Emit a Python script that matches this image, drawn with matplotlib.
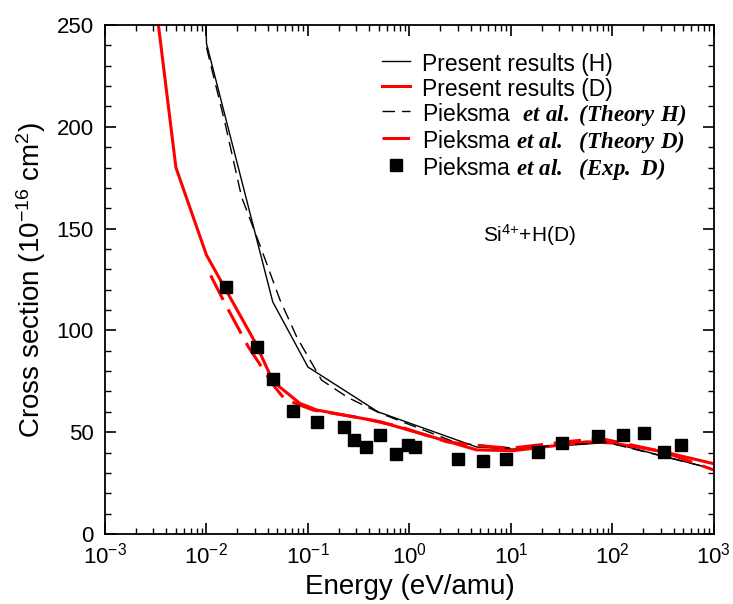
import matplotlib
matplotlib.use("Agg")
import matplotlib.pyplot as plt
from matplotlib.ticker import LogLocator, MultipleLocator, NullFormatter

plt.rcParams['font.family'] = ['Liberation Sans', 'DejaVu Sans']
plt.rcParams['mathtext.fontset'] = 'custom'
plt.rcParams['mathtext.rm'] = 'Liberation Sans'
plt.rcParams['mathtext.it'] = 'Liberation Sans:italic'
plt.rcParams['mathtext.bf'] = 'Liberation Serif:italic:bold'

# Present results (H)
h_energy = [0.0097, 0.01, 0.045, 0.1, 0.49, 4.6, 10.5, 94, 815]
h_cross = [275, 241, 114, 82, 60, 42.7, 41.7, 45, 33]

# Present results (D)
d_energy = [0.003, 0.005, 0.01, 0.030, 0.0455, 0.083, 0.122, 0.51, 4.6, 10.5, 55.7, 101, 316, 1000]
d_cross = [270, 180, 137, 94.4, 74.8, 64.2, 60.9, 55.2, 41.3, 40.9, 45.3, 44.7, 40.4, 34.5]

# Pieksma et al. theory H
th_energy = [0.01, 0.0152, 0.0222, 0.035, 0.053, 0.0775, 0.136, 0.248, 0.51, 2.94, 10.5, 88, 815]
th_cross = [239, 202, 165.5, 139.5, 115, 96.8, 75.6, 67, 59.4, 44.7, 42.2, 45, 33]

# Pieksma et al. theory D
td_energy = [0.011, 0.0152, 0.0258, 0.047, 0.059, 0.112, 0.35, 0.805, 2.33, 4.2, 9.8, 35, 75, 316, 1000]
td_cross = [127, 113.3, 92, 72.3, 66.2, 60.9, 56.8, 52.7, 45.3, 43.7, 42.1, 45.3, 47, 40.4, 31.4]

# Pieksma et al. experiment D
exp_energy = [0.0156, 0.0312, 0.0449, 0.0716, 0.122, 0.228, 0.286, 0.37, 0.51, 0.73, 0.96, 1.13,
              3.03, 5.33, 8.87, 18.3, 31.6, 71.4, 128, 206, 324, 470]
exp_cross = [121.5, 92, 76.1, 60.4, 55.2, 52.7, 46.2, 42.6, 48.6, 39.1, 43.7, 42.9,
             36.8, 36, 36.8, 40.4, 44.9, 48.1, 48.6, 49.5, 40.1, 43.7]

fig = plt.figure(figsize=(7.33, 6.04), dpi=100)
ax = fig.add_axes([0.1432, 0.1159, 0.8308, 0.8427])

ax.plot(h_energy, h_cross, color='black', lw=1.0, label='Present results (H)')
ax.plot(d_energy, d_cross, color='#ff0000', lw=2.2, label='Present results (D)')
ax.plot(th_energy, th_cross, color='black', lw=1.0, dashes=(9, 5),
        label=r'Pieksma  $\mathbf{et\ al.\ (Theory\ H)}$')
ax.plot(td_energy, td_cross, color='#ff0000', lw=2.2, dashes=(9, 3.5),
        label=r'Pieksma $\mathbf{et\ al.\ \ (Theory\ D)}$')
ax.plot(exp_energy, exp_cross, ls='none', marker='s', ms=8.5, color='black',
        label=r'Pieksma $\mathbf{et\ al.\ \ (Exp.\ D)}$')

ax.set_xscale('log')
ax.set_xlim(1e-3, 1e3)
ax.set_ylim(0, 250)
ax.xaxis.set_major_locator(LogLocator(base=10, numticks=10))
ax.xaxis.set_minor_locator(LogLocator(base=10, subs=range(2, 10), numticks=20))
ax.xaxis.set_minor_formatter(NullFormatter())
ax.yaxis.set_major_locator(MultipleLocator(50))
ax.yaxis.set_minor_locator(MultipleLocator(10))

ax.tick_params(which='both', direction='in', top=True, right=True, labelsize=16)
ax.tick_params(which='major', length=8, width=1.2)
ax.tick_params(which='minor', length=4, width=1.0)
ax.tick_params(axis='y', pad=8)
ax.tick_params(axis='x', pad=6)
for s in ax.spines.values():
    s.set_linewidth(1.3)

ax.set_xlabel('Energy (eV/amu)', fontsize=20, labelpad=4)
ax.set_ylabel(r'Cross section (10$^{-16}$ cm$^2$)', fontsize=20, labelpad=6)

ax.text(0.62, 0.575, r'Si$^{4{+}}$+H(D)', transform=ax.transAxes, fontsize=15)

ax.legend(loc='upper left', bbox_to_anchor=(0.455, 0.948), frameon=False, fontsize=16.5,
          handlelength=1.2, handleheight=1.22, handletextpad=0.55, labelspacing=0.0,
          borderpad=0, borderaxespad=0)

fig.savefig('out.png', dpi=100)
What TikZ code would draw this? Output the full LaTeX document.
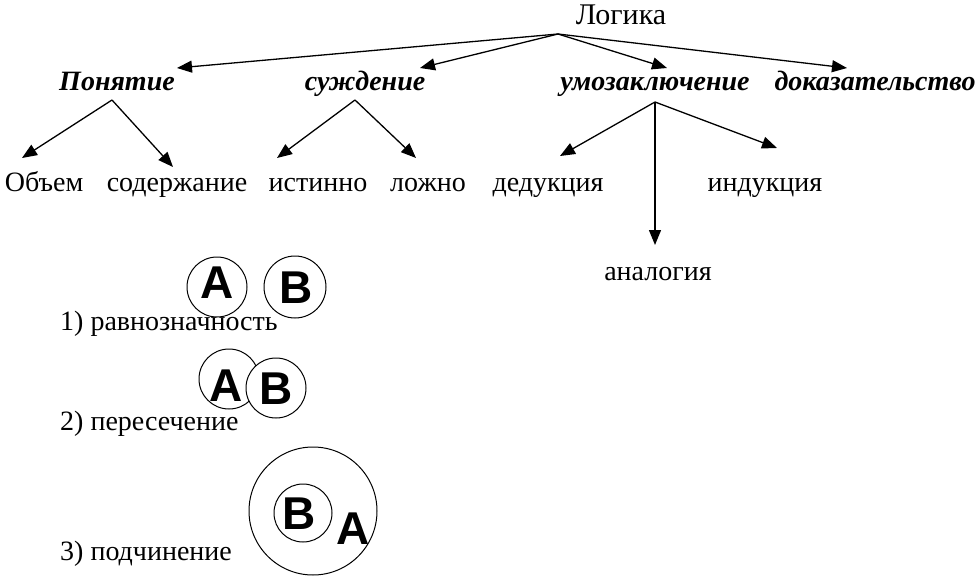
\documentclass[tikz,border=0pt]{standalone}
\usepackage{fontspec}
\setmainfont{Liberation Serif}
\newfontfamily\letterfont{Liberation Sans}
\usetikzlibrary{arrows.meta}
\begin{document}
\begin{tikzpicture}[x=1pt,y=-1pt,
  arr/.style={line width=1.3pt,-{Triangle[length=15pt,width=12pt]}},
  lbl/.style={inner sep=0pt,anchor=base,font=\fontsize{28}{28}\selectfont},
  head/.style={inner sep=0pt,anchor=base,font=\fontsize{28}{28}\selectfont\bfseries\itshape},
  circ/.style={draw,circle,line width=1pt,inner sep=0pt},
  let/.style={inner sep=0pt,font=\fontsize{46}{46}\selectfont\letterfont\bfseries}]
\useasboundingbox (0,0) rectangle (980,578);
\fill[white] (0,0) rectangle (980,578);
% top
\node[lbl,font=\fontsize{30}{30}\selectfont] (log) at (621,25) {Логика};
\coordinate (apex) at (558,34);
\node[head] (pon) at (117,90) {Понятие};
\node[head] (suj) at (365,90) {суждение};
\node[head] (umo) at (655,90) {умозаключение};
\node[head] (dok) at (875,90) {доказательство};
\coordinate (tpon) at (177,68);
\coordinate (tsuj) at (420,68);
\coordinate (tumo) at (667,68);
\coordinate (tdok) at (847,68);
\draw[arr] (apex) -- (tpon);
\draw[arr] (apex) -- (tsuj);
\draw[arr] (apex) -- (tumo);
\draw[arr] (apex) -- (tdok);
% second level
\node[lbl] (obj) at (44,191) {Объем};
\node[lbl] (sod) at (177,191) {содержание};
\node[lbl] (ist) at (318,191) {истинно};
\node[lbl] (loj) at (428,191) {ложно};
\node[lbl] (ded) at (548,191) {дедукция};
\node[lbl] (ind) at (765,191) {индукция};
\node[lbl] (ana) at (658,280) {аналогия};
\coordinate (bpon) at (112,100);
\coordinate (bsuj) at (355,100);
\coordinate (bumo) at (655,102);
\coordinate (tobj) at (22,158);
\coordinate (tsod) at (173,167);
\coordinate (tist) at (277,158);
\coordinate (tloj) at (416,158);
\coordinate (tded) at (560,156);
\coordinate (tind) at (777,148);
\coordinate (tana) at (655,245);
\draw[arr] (bpon) -- (tobj);
\draw[arr] (bpon) -- (tsod);
\draw[arr] (bsuj) -- (tist);
\draw[arr] (bsuj) -- (tloj);
\draw[arr] (bumo) -- (tded);
\draw[arr] (bumo) -- (tind);
\draw[arr] (bumo) -- (tana);
% circles row 1
\node[circ,minimum size=60pt] (ca1) at (217,287) {};
\node[let] (la1) at (217,283) {A};
\node[circ,minimum size=62pt] (cb1) at (295,287) {};
\node[let] (lb1) at (296,288) {B};
\node[lbl,anchor=base west] (t1) at (60,330) {1) равнозначность};
% row 2
\node[circ,minimum size=60pt] (ca2) at (229,379) {};
\node[circ,minimum size=60pt,fill=white] (cb2) at (276,388) {};
\node[let] (la2) at (226,386) {A};
\node[let] (lb2) at (276,389) {B};
\node[lbl,anchor=base west] (t2) at (60,430) {2) пересечение};
% row 3
\node[circ,minimum size=128pt] (ca3) at (313,511) {};
\node[circ,minimum size=58pt] (cb3) at (303,513) {};
\node[let] (lb3) at (299,514) {B};
\node[let] (la3) at (353,529) {A};
\node[lbl,anchor=base west] (t3) at (60,560) {3) подчинение};
\end{tikzpicture}
\end{document}
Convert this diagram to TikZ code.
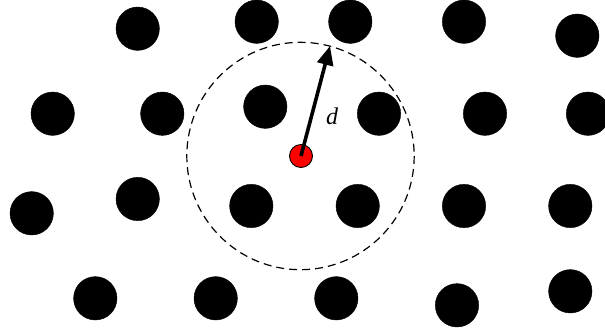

....................

» What you will do: Begin with the first line of the records and repeat every line up to the one with "42.2, 45, 33]", counting that line too. Pictures are not part of the copy.

» Finished answer:
Emit a Python script that matches this image, drawn with matplotlib.
import matplotlib
matplotlib.use("Agg")
import matplotlib.pyplot as plt
from matplotlib.ticker import LogLocator, MultipleLocator, NullFormatter

plt.rcParams['font.family'] = ['Liberation Sans', 'DejaVu Sans']
plt.rcParams['mathtext.fontset'] = 'custom'
plt.rcParams['mathtext.rm'] = 'Liberation Sans'
plt.rcParams['mathtext.it'] = 'Liberation Sans:italic'
plt.rcParams['mathtext.bf'] = 'Liberation Serif:italic:bold'

# Present results (H)
h_energy = [0.0097, 0.01, 0.045, 0.1, 0.49, 4.6, 10.5, 94, 815]
h_cross = [275, 241, 114, 82, 60, 42.7, 41.7, 45, 33]

# Present results (D)
d_energy = [0.003, 0.005, 0.01, 0.030, 0.0455, 0.083, 0.122, 0.51, 4.6, 10.5, 55.7, 101, 316, 1000]
d_cross = [270, 180, 137, 94.4, 74.8, 64.2, 60.9, 55.2, 41.3, 40.9, 45.3, 44.7, 40.4, 34.5]

# Pieksma et al. theory H
th_energy = [0.01, 0.0152, 0.0222, 0.035, 0.053, 0.0775, 0.136, 0.248, 0.51, 2.94, 10.5, 88, 815]
th_cross = [239, 202, 165.5, 139.5, 115, 96.8, 75.6, 67, 59.4, 44.7, 42.2, 45, 33]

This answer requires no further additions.